There is also a plan to accompany your lease which shows the boundaries of your property (or Demise as it is sometimes referred to) and should be used in conjunction with your lease to understand the areas of responsibilities. 

If you do not have a copy of your lease or plan, please refer either to your solicitors who acted on your behalf when you purchased the property, or refer to Land Registry to obtain a copy. Alternatively, we can provide a copy for which there is a charge applicable

We appreciate that some leases can be difficult to understand and so we have provided a basic outline below of the various lease types within our organisation for general guidance. However, please note that your own lease is unique to your property and is therefore the prevailing document to any guidance provided. 

Please also see our ‘Frequently Asked Questions’ section to help with any other queries that you may have about your lease.


Leases for flats

As the landlord, Together Housing is usually responsible for the maintenance and repair of the structure of the building and for the communal areas. We would also usually be responsible for the maintenance of any elements which serve more than just your own property, for example, communal doors, fire alarms, communal lighting etc.

If there are communal areas, then we would usually be responsible for the maintenance of these areas too such as cleaning, lighting, decoration, grounds maintenance etc and we would recover your proportion towards these costs (as outlined in your lease) within your Service Charges.

Generally, leaseholders are responsible for the maintenance, repair and upkeep of the inside of the property including the internal faces of walls. The repair and maintenance of doors and windows to the flat can vary from lease to lease. Please refer to your lease in the first instance, but if you are still unsure, please contact us for further advice.

Sub-letting for all leaseholders who own 100% equity is usually permitted within your lease but you may require our written permission first. Please check your lease for any requirements.

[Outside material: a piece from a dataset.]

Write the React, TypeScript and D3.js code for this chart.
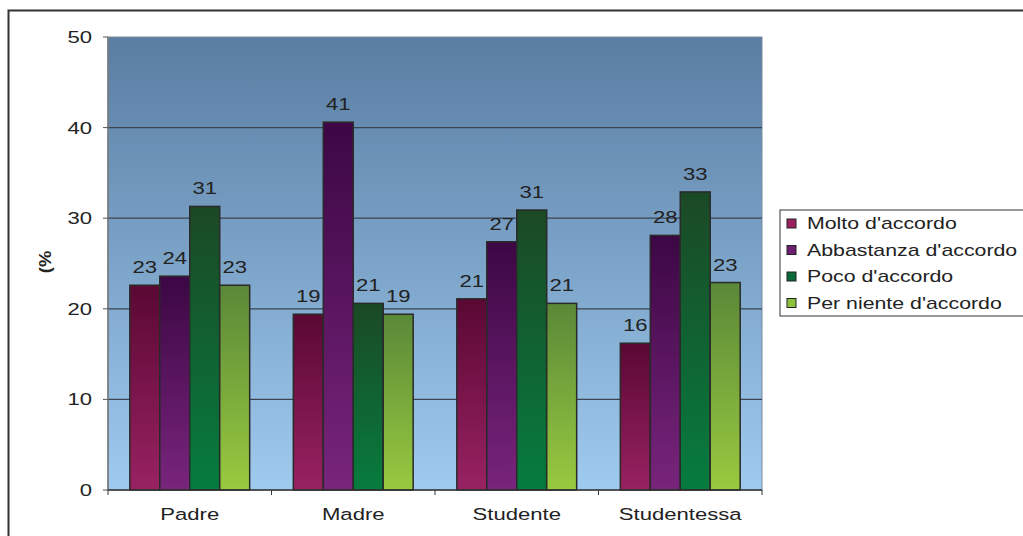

Right to Buy lease guidance - The Leasehold Advisory Service (LEASE) is an independent, impartial organisation which assists leaseholders with any lease-related issues. They provide guidance online in Plain English for leaseholders to gain some understanding of each element of a standard council Right To Buy lease:


Leases for houses

Under a house lease, the leaseholder is responsible for 100% of the outgoings relating to the property and to keep the property in good and substantial repair and condition.

Whilst you may own your home outright, there may be some restrictions on your title which requires you to contribute to various costs on the estate, or various requirements for us to provide consents (again these are outlined with any lease or Transfer document you were provided with when you purchased the property).

The lease will specify any charges due to the landlord/managing agent for the maintenance and repair of any communal areas.  As your landlord/managing agent we would recover a proportion (as outlined within your lease) towards these costs from you within your Service Charges.

Sub-letting for leaseholders who own 100% of the house is usually permitted within your lease but you may require our written permission first.  Please check your lease for any requirements.